Q: You collects arts and crafts and antiques from various communities and tribes through out Southeast Asia. Has the violence cut off southern Thailand from much of the activities in the commercial areas as well as exchange of ideas and knowledge?

A: This for me is one of the biggest losses as a historian. Patani's place in the Malay-speaking Archipelago is very significant, of course. Patani was the centre of artistic and literary production; it was the center of academic production and intellectual knowledge production. All of these are lost and completely forgotten now. The fact that it is seen as a hostile, conflict ridden zone means that, in terms of its contribution to the wider arts and intellectual life in the Malay-speaking world, it has been severely diminished. Patani has not featured in any significant Malay arts and letters over the last 30 years, not in Asean and not in Europe. And that's simply. Artistic productions are dependent on political stability. This is true in human history and society. You need that safe zone so people can draw and paint and share their ideas freely and openly. And because southern Thailand is in conflict, its presence in the Malay's arts and culture world is simply not there. In conferences and exhibition and workshop around the world where we talk about Malay arts and letters, Patani is not represented. This is a pity for the Malays of southern Thailand because they have lost historical bridge and connection to the rest of the Malay world. It is also a lost for Thailand. It is important for Thailand to be part of this virtual Malay-speaking world  map as it would allow thailand to occupy several places and cultural spaces at the same time. It could be in the global Buddhist diaspora; it could be in the global Asian diaspora and it could be in the Malay-speaking diaspora and it should occupy all of these spaces and places because it enriches Thailand, its image and identity as a complex nation like all the nations in Southeast Asia. This conflict has cost the Malays of Southern Thailand but cost Thailand as a whole.


Q: You did a book (Spirit of Wood: The Art of Malay Wood carving). How did Patani's kerises featured in your book?
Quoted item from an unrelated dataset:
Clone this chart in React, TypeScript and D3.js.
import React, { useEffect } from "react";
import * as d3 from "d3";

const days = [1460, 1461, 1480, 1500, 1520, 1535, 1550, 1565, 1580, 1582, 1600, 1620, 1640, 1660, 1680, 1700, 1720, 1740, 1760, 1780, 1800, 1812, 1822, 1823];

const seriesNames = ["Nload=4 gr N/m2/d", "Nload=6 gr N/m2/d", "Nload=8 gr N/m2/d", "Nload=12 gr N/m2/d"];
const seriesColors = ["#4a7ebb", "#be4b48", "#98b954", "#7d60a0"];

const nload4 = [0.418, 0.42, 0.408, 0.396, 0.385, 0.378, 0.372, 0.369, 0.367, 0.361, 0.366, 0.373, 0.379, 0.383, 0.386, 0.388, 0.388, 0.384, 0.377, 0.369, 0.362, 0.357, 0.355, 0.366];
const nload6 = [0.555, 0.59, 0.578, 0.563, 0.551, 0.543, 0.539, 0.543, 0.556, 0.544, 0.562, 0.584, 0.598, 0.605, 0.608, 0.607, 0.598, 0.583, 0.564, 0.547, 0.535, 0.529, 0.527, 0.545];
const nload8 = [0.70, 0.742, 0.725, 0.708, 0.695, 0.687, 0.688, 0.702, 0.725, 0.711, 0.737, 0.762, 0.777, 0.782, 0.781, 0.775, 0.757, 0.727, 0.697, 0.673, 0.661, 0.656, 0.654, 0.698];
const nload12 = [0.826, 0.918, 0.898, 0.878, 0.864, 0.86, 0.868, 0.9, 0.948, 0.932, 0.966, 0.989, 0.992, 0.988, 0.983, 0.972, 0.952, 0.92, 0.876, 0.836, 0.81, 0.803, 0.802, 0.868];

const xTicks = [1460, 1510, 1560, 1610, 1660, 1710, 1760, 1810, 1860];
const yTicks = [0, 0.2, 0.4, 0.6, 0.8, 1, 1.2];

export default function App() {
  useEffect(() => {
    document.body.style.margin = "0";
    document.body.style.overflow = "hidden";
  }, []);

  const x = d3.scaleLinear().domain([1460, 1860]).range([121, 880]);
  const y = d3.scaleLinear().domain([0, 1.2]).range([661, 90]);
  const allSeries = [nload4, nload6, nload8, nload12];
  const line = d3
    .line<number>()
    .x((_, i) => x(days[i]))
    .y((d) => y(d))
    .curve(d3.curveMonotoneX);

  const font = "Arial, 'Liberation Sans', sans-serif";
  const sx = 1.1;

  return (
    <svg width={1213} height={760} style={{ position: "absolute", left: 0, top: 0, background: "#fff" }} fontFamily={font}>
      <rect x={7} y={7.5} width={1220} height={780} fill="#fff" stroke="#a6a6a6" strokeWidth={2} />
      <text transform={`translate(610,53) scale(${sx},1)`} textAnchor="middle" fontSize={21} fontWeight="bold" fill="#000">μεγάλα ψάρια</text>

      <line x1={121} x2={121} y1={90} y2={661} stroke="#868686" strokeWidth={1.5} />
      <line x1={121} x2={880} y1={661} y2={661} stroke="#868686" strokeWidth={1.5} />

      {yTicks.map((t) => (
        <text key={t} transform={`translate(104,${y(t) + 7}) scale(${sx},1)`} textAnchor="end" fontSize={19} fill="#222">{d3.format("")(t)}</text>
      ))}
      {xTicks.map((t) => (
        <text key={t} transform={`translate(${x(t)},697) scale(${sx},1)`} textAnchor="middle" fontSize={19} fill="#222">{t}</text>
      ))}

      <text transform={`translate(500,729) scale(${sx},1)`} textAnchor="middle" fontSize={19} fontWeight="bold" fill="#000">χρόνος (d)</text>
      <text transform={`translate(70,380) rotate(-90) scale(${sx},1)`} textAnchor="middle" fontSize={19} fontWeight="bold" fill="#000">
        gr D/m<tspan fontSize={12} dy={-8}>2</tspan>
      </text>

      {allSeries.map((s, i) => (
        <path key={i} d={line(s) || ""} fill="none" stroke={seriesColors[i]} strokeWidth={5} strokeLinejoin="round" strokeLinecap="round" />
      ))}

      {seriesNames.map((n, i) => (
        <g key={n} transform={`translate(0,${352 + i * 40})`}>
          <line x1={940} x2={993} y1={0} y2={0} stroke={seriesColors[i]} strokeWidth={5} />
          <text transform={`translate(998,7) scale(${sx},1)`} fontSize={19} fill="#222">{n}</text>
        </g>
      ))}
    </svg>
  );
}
A: When we talk about the kris as a cultural artificats, the Peninsula Malaysia was historically a producer of krises. But the only part of this Peninsula that produces local krises, as opposed to importing kris and daggers from Sumatra, Java and Sulawesi, was Patani, Kelantan and Terrenganu.   They produced local krises distinctive krises that is not found anywhere else on the planet. The Patani keris is what we called “Keris Malayu” or “Keris Tanjung”. It is specific type that is unique to the world of krises. Sadly, you know, because fo the conflict, it is next to impossible for collectors to go in search for these important artifacts. it is also next impossible for Patani Malays to promote these aspects of their culture and heritage, which is also linked them to maritime Southeast Asia. Again, it's a lost for the Malay Muslims of southern Thailand and a loss for Thailand. Presently, this is Thailand's cultural bridge to as far as Indonesia. The kris, being a universal signifier, from Cambodia to Bali, Sulawesi, Java and Sumatra, is an important historical anchor that anchored Thailand in Southeast Asia and it enhances the images of Thailand as a plural society. But because of the conflict, thailand has dropped off the map. For example, in Indonesia, kris collecting is a national pastime among collectors of Indonesian arts. Sadly, Thailand is not represented. Most Javanese would never have seen Patani kerises in their life. And this is also a sad lost for Thailand because this is Thailand's bridge to Indonesia.